И дальше Чуковский повествует, как журнал «Космос» доказывал, что Некрасов извлекал неверные звуки «для приобретения жизненных благ», как бывшие товарищи называли его ренегатом, как Некрасов, по словам Михайловского, «как-то странно заикаясь и запинаясь, пробовал что-то объяснить, что-то возразить на объяснения брошюры и не мог; не то он признавал справедливость обвинений и каялся, не то имел многое возразить, но по закоренелой привычке таить все в себе не умел».
Читаем дальше: "В стихах он проповедует жертвы и подвиги, а сам… такова была общая формула всех направленных против него обвинений. Это а сампреследовало его на каждом шагу…"
Может быть, такова природа российской полемики, что всякий раз в поисках аргументов она переходит на личности: а сами по сей день остается мощнейшим доводом во всяком идеологическом споре. Чуковскому припомнили все: и авторство «Крокодила» (конечно, только автор фантастических стихов мог считать, что Россия не умерла), и его фельетоны, и работу над Некрасовым, и вызывающую реплику «форма и есть содержание» (это доказывает, что у него нет ничего святого). Вспомнили даже, что еще Андреев называл его «Иудой из Териок», – неважно, по какому поводу называл, но разве можно упустить шанс попрекнуть оппонента какими-нибудь, пусть даже воображаемыми, сребрениками! Особенно отличился один из полемистов (не с эмигрантской, а с советской стороны, об этом чуть ниже), который вменил Чуковскому в вину не что-нибудь крамольное с марксистской точки зрения, вроде спора с Луначарским о революции и литературе, а невиннейшую репортажную книгу «Англия накануне победы»! И счастье еще Чуковского, что он был худ: Алексея Толстого даже «дородностью» попрекали, патетически противопоставив его, толстого, нищим писателям с бедными свечками в каторжных норах.
Всякий факт общественной биографии Чуковского еще не раз будет вытащен из Леты, очищен от ила, подан на блюдечке: вот! А сам Некрасова ненавидит! А сам в кадетской газете подвизался! А сам был записным буржуазным критиком! А сам лягал марксизм! А сам издавал «Сигнал»! А сам с Гессеном дружил! А сам сотрудничал с большевиками! С двух сторон, истово-эмигрантской и истово-советской, только и слышно: а сам! а сам! а сам! Обеим сторонам он был глубоко враждебен.

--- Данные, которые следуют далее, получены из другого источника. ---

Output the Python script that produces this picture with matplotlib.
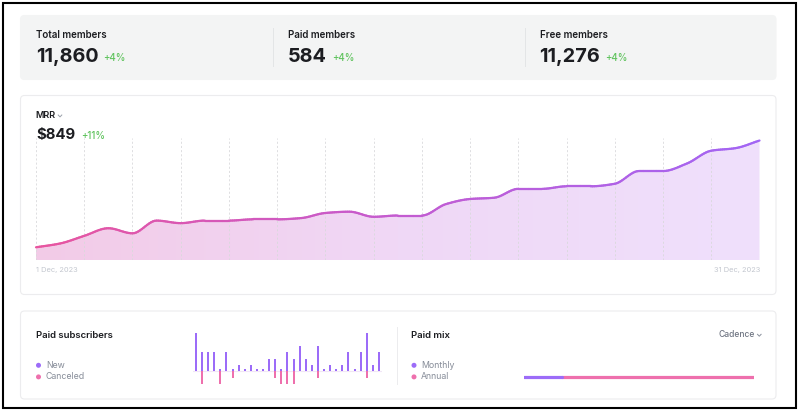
import numpy as np
import matplotlib
matplotlib.use("Agg")
import matplotlib.pyplot as plt
from matplotlib.patches import FancyBboxPatch, Polygon, Rectangle
from matplotlib.path import Path
from matplotlib.collections import LineCollection
from matplotlib.colors import LinearSegmentedColormap


plt.rcParams["font.family"] = ["Inter", "DejaVu Sans"]

# ----------------------------
# Data
# ----------------------------
stat_labels = ["Total members", "Paid members", "Free members"]
stat_values = ["11,860", "584", "11,276"]
stat_changes = ["+4%", "+4%", "+4%"]

mrr_label = "MRR"
mrr_value = "$849"
mrr_change = "+11%"
days = np.arange(1, 32)
mrr = [765, 768, 774, 780, 776, 786, 784, 786, 786, 787, 787, 788, 792, 793, 789, 790,
       790, 799, 803, 804, 811, 811, 813, 813, 815, 825, 825, 831, 841, 843, 849]
date_start = "1 Dec, 2023"
date_end = "31 Dec, 2023"

new_subs = [6, 3, 3, 3, 0, 3, 0, 1, 0, 1, 0, 0, 2, 2, 0, 3, 2, 4, 2, 1, 4, 0, 1, 0, 1, 3,
            0, 3, 6, 1, 3]
canceled_subs = [0, 2, 0, 0, 2, 0, 1, 0, 0, 0, 0, 0, 0, 1, 2, 2, 2, 0, 0, 0, 1, 0, 0, 0,
                 0, 0, 0, 0, 1, 0, 0]
sub_legend = ["New", "Canceled"]

mix_labels = ["Monthly", "Annual"]
mix_values = [99, 485]

# ----------------------------
# Style
# ----------------------------
W, H = 800, 411
DARK = "#1c1d21"
GREEN = "#5fc35d"
GREY_TXT = "#878d99"
PURPLE = "#9c6cf8"
PINK = "#ee70ad"

line_cmap = LinearSegmentedColormap.from_list("line", ["#e8559f", "#c45bd0", "#a265f4"])
fill_cmap = LinearSegmentedColormap.from_list("fill", ["#f3cbe7", "#f0d8f6", "#efe0fc"])


def px_axes(fig, x0, y0, x1, y1):
    return fig.add_axes([x0 / W, 1 - y1 / H, (x1 - x0) / W, (y1 - y0) / H])


def chevron(ax, x, y, color):
    ax.plot([x - 1.8, x, x + 1.8], [y - 1.0, y + 0.9, y - 1.0], color=color, lw=0.7)


def card(ax, x0, y0, x1, y1, face, edge):
    ax.add_patch(FancyBboxPatch((x0, y0), x1 - x0, y1 - y0,
                                boxstyle="round,pad=0,rounding_size=4",
                                fc=face, ec=edge, lw=0.8))


fig = plt.figure(figsize=(W / 100, H / 100), dpi=100)
bg = fig.add_axes([0, 0, 1, 1])
bg.set_xlim(0, W)
bg.set_ylim(H, 0)
bg.axis("off")

# outer frame
bg.add_patch(Rectangle((2.8, 2.8), 793.4, 405.2, fc="none", ec="black", lw=1.5))

# ----------------------------
# Stat strip
# ----------------------------
card(bg, 20.5, 15.5, 776, 79.5, "#f3f4f4", "#f3f4f4")
stat_x = [36, 288, 539.5]
for i, (lab, val, chg) in enumerate(zip(stat_labels, stat_values, stat_changes)):
    x = stat_x[i]
    bg.text(x, 35.5, lab, fontsize=7.0, fontweight="semibold", color=DARK, va="center")
    t = bg.text(x, 61.5, val, fontsize=14.3, fontweight="bold", color=DARK, va="baseline")
    fig.canvas.draw()
    bb = t.get_window_extent()
    bg.text(bb.x1 + 5.0, 61.3, chg, fontsize=7.0, fontweight="medium", color=GREEN,
            va="baseline")
for xd in [273, 525]:
    bg.plot([xd, xd], [28, 66.5], color="#e3e5e6", lw=0.7)

# ----------------------------
# MRR card
# ----------------------------
card(bg, 20.5, 95.5, 776, 294.5, "white", "#ececee")
bg.text(35.5, 115.5, mrr_label, fontsize=6.6, fontweight="semibold", color=DARK, va="center")
chevron(bg, 60, 116, "#9aa0aa")
t = bg.text(36, 139.3, mrr_value, fontsize=10.8, fontweight="bold", color=DARK, va="baseline")
fig.canvas.draw()
bb = t.get_window_extent()
bg.text(bb.x1 + 6.5, 139, mrr_change, fontsize=7.0, fontweight="medium", color=GREEN,
        va="baseline")
bg.text(36, 270, date_start, fontsize=5.4, color="#c3c7cf", va="center")
bg.text(760, 270, date_end, fontsize=5.4, color="#c3c7cf", va="center", ha="right")

ax = px_axes(fig, 36, 138, 759.5, 260)
ymin, ymax = 755, 851
ax.set_xlim(days[0], days[-1])
ax.set_ylim(ymin, ymax)
ax.axis("off")

# monotone cubic path through the points
y = np.asarray(mrr, dtype=float)
d = np.diff(y)
m = np.zeros_like(y)
m[0], m[-1] = d[0], d[-1]
for i in range(1, len(y) - 1):
    if d[i - 1] * d[i] > 0:
        m[i] = 2 * d[i - 1] * d[i] / (d[i - 1] + d[i])
verts = [(days[0], y[0])]
codes = [Path.MOVETO]
for i in range(len(y) - 1):
    verts += [(days[i] + 1 / 3, y[i] + m[i] / 3),
              (days[i + 1] - 1 / 3, y[i + 1] - m[i + 1] / 3),
              (days[i + 1], y[i + 1])]
    codes += [Path.CURVE4] * 3
path = Path(verts, codes)
pts = np.vstack([seg(np.linspace(0, 1, 14)) for seg, _ in path.iter_bezier()])

fill_poly = Polygon(np.vstack([pts, [[days[-1], ymin], [days[0], ymin]]]),
                    closed=True, fc="none", ec="none", transform=ax.transData)
ax.add_patch(fill_poly)
grad = np.linspace(0, 1, 256).reshape(1, -1)
im = ax.imshow(grad, extent=(days[0], days[-1], ymin, ymax), aspect="auto",
               cmap=fill_cmap, origin="lower", zorder=1)
im.set_clip_path(fill_poly)

ax.vlines(days[::2], ymin, ymax, color="#d9d9dc", lw=0.6, linestyles=(0, (2.5, 2.5)),
          zorder=2)

segs = np.stack([pts[:-1], pts[1:]], axis=1)
xmid = (pts[:-1, 0] + pts[1:, 0]) / 2
lc = LineCollection(segs, colors=line_cmap((xmid - days[0]) / (days[-1] - days[0])),
                    linewidths=1.6, capstyle="round", joinstyle="round", zorder=3)
lc.set_clip_on(False)
ax.add_collection(lc)

# ----------------------------
# Bottom card: subscribers + mix
# ----------------------------
card(bg, 20.5, 311, 776, 399, "white", "#ececee")
bg.plot([397, 397], [327, 384], color="#ececee", lw=0.7)

bg.text(36, 335, "Paid subscribers", fontsize=6.9, fontweight="semibold", color=DARK,
        va="center")
for j, (lab, col) in enumerate(zip(sub_legend, [PURPLE, PINK])):
    yy = 365.3 + j * 11.6
    bg.scatter([38.5], [yy], s=13, color=col, edgecolors="none")
    bg.text(45.8, yy, lab, fontsize=6.3, color=GREY_TXT, va="center")

axb = px_axes(fig, 192.9, 331.3, 382.0, 385.7)
axb.set_xlim(0.5, 31.5)
axb.set_ylim(-2.2, 6.2)
axb.axis("off")
min_stub = 0.33
axb.axhline(0, color="#f1e6f6", lw=0.8, zorder=1)
axb.bar(days, np.maximum(new_subs, min_stub), width=0.34, color=PURPLE, zorder=2)
axb.bar(days, -np.asarray(canceled_subs), width=0.34, color=PINK, zorder=2)

bg.text(411.3, 335, "Paid mix", fontsize=6.9, fontweight="semibold", color=DARK,
        va="center")
bg.text(754.5, 334.5, "Cadence", fontsize=6.1, fontweight="medium", color="#6f7582",
        va="center", ha="right")
chevron(bg, 759.3, 335.3, "#8a909c")
for j, (lab, col) in enumerate(zip(mix_labels, [PURPLE, PINK])):
    yy = 365.3 + j * 11.6
    bg.scatter([414], [yy], s=13, color=col, edgecolors="none")
    bg.text(421, yy, lab, fontsize=6.3, color=GREY_TXT, va="center")

axm = px_axes(fig, 523.5, 372, 753.5, 381)
total = sum(mix_values)
axm.set_xlim(0, total)
axm.set_ylim(-1, 1)
axm.axis("off")
axm.plot([mix_values[0], total], [0, 0], color=PINK, lw=2.3, solid_capstyle="round")
axm.plot([0, mix_values[0]], [0, 0], color=PURPLE, lw=2.3, solid_capstyle="round")

fig.savefig("out.png", dpi=100)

Интересно приглядеться, кстати, к рекламе и частным объявлениям в эмигрантских газетах 1922 года. В «Руле» и «Последних известиях», особенно свирепо бранивших Чуковского, львиную долю платных объявлений составляют извещения о скупке и продаже золота и бриллиантов, мехов, персидских ковров, а также «картин первоклассных русских художников». В «Накануне» реклама совсем другая: домашние обеды, репетиторы, «дама, знающая хор. анг. фр. нем. пиш. маш. ищет подх. места», «лампы и всякого рода стеклянные изделия», «полное оборудование прядилен и ткацких»… С одной стороны – аристократия, «светочи культуры», которым эмиграция представлялась «неугашением священного огня», по выражению Толстого… и с другой стороны – разночинцы, для кого неугашение огня обернулось прежде всего «собачьей тоской», как сказал тот же Алексей Николаевич. Любопытно еще и то, что в «Руле» и в «Последних известиях» главными редакторами были Гессен и Милюков, бывшие руководители «Речи», где Чуковский проработал много лет. Это не только ничуть не смягчило священного гнева бывших коллег – напротив, даже усугубило его.